As far as retirement benefits go, pension plans are some of the most relied upon. Pensions are essentially monthly payments that retirees receive either from their employer or their government once they stop working. Payments are not usually as high as the retiree’s paycheck would have been, but they are usually enough to survive on. Pensions are the only means of retirement income for many people, which is why governments usually have a vested interest in protecting them with pension law.

In the United States, pensions are available primarily for employees of federal or state government entities. Some private employers also offer pension benefits, but not all do. Any pension promised or paid by an American company or government agency must comply with the United States’ Employee Retirement Income Security Act (ERISA). ERISA is the governing pension law in the US.

Things work a bit differently in Europe. Many European countries provide pensions to their retired citizens as a matter of right. These pensions are funded not by an employer or individual government agency, but by a nationalized pensions office. Pension law in these countries is less concerned with how pensions are provided and controlled as it is with ensuring that pensions are uniform, legitimate, and funded.

Still, all the world’s pension laws have at least one thing in common in that they are all designed to protect pensions. Pension laws address how pension administrators must store pension money. They set terms for fund indexing, and place restrictions how pre-distribution money can be invested and saved in anticipation of payout. How pensioners receive notice of their plan participation options, how changes and conversions can be made to pensions, and how distributions must be made also factor in.

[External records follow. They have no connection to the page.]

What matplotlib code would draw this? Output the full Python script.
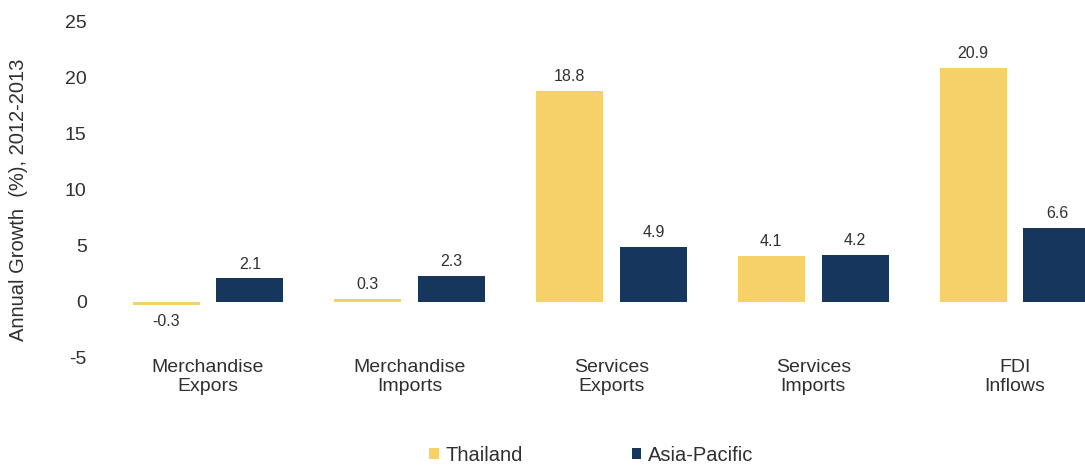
import numpy as np
import matplotlib
matplotlib.use('Agg')
import matplotlib.pyplot as plt

categories = ['Merchandise\nExpors', 'Merchandise\nImports', 'Services\nExports',
              'Services\nImports', 'FDI\nInflows']
thailand = [-0.3, 0.3, 18.8, 4.1, 20.9]
asia_pacific = [2.1, 2.3, 4.9, 4.2, 6.6]

plt.rcParams['font.family'] = ['Liberation Sans', 'DejaVu Sans']
plt.rcParams['axes.unicode_minus'] = False

fig = plt.figure(figsize=(10.85, 4.70), dpi=100)
ax = fig.add_axes([0.0876, 0.2383, 0.9124, 0.715])

x = np.arange(len(categories))
w = 0.332
off = 0.208
c_th = '#F5D168'
c_ap = '#17365D'
txt = '#303030'

b1 = ax.bar(x - off, thailand, w, color=c_th, label='Thailand')
b2 = ax.bar(x + off, asia_pacific, w, color=c_ap, label='Asia-Pacific')

# value labels above (or below, for negatives) each bar
for bars, vals in ((b1, thailand), (b2, asia_pacific)):
    for b, v in zip(bars, vals):
        if v >= 0:
            ax.annotate(f'{v}', (b.get_x() + b.get_width() / 2, v), xytext=(0, 5),
                        textcoords='offset points', ha='center', va='bottom',
                        fontsize=11.5, color=txt)
        else:
            ax.annotate(f'{v}', (b.get_x() + b.get_width() / 2, v), xytext=(0, -6),
                        textcoords='offset points', ha='center', va='top',
                        fontsize=11.5, color=txt)

ax.set_xlim(-0.56, 4.347)
ax.set_ylim(-5, 25)
ax.set_yticks(range(-5, 30, 5))
ax.set_xticks(x)
ax.set_xticklabels(categories, fontsize=14, color=txt, linespacing=1.15)
ax.tick_params(axis='y', labelsize=14, colors=txt, length=0, pad=6)
ax.tick_params(axis='x', length=0, pad=1)
for s in ax.spines.values():
    s.set_visible(False)

ax.set_ylabel('Annual Growth  (%), 2012-2013', fontsize=14.5, color=txt)
ax.yaxis.set_label_coords(-0.068, 0.47)

leg = fig.legend(handles=[b1, b2], labels=['Thailand', 'Asia-Pacific'], loc='lower center',
                 bbox_to_anchor=(0.545, -0.028), ncol=2, frameon=False, fontsize=14.5,
                 handlelength=0.45, handleheight=0.45, handletextpad=0.35, columnspacing=5.4)
for t in leg.get_texts():
    t.set_color(txt)

fig.savefig('out.png', dpi=100)
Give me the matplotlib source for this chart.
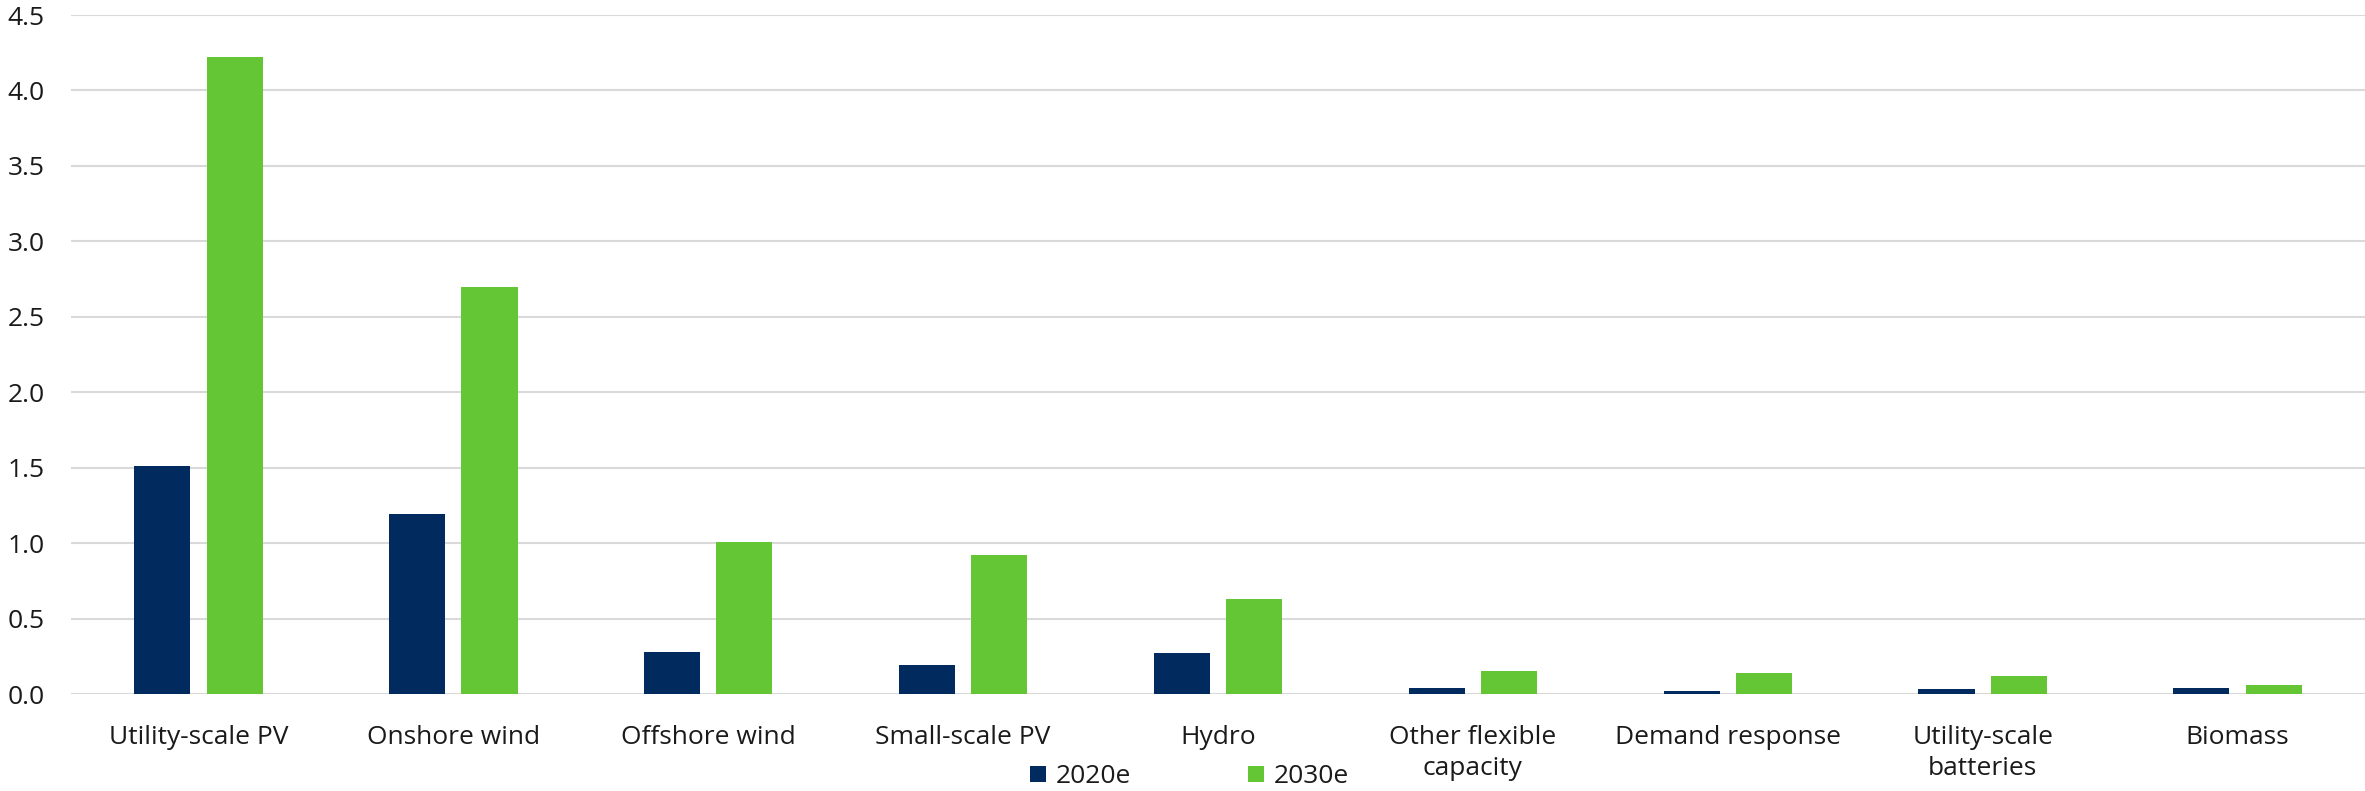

Pension laws usually also set out the terms upon which pension payments can be reduced or withdrawn. If a company goes bankrupt, for instance, the governing pension law should outline what happens to pensions, both promised and ongoing, and any mandatory pension protections that need to be in place to prevent widespread loss. The same is true with respect to situations of financial crisis, including government cutbacks or budget shortfalls. A pension law is as much a set of rules as it is guidebook for situations that can be enormously complex.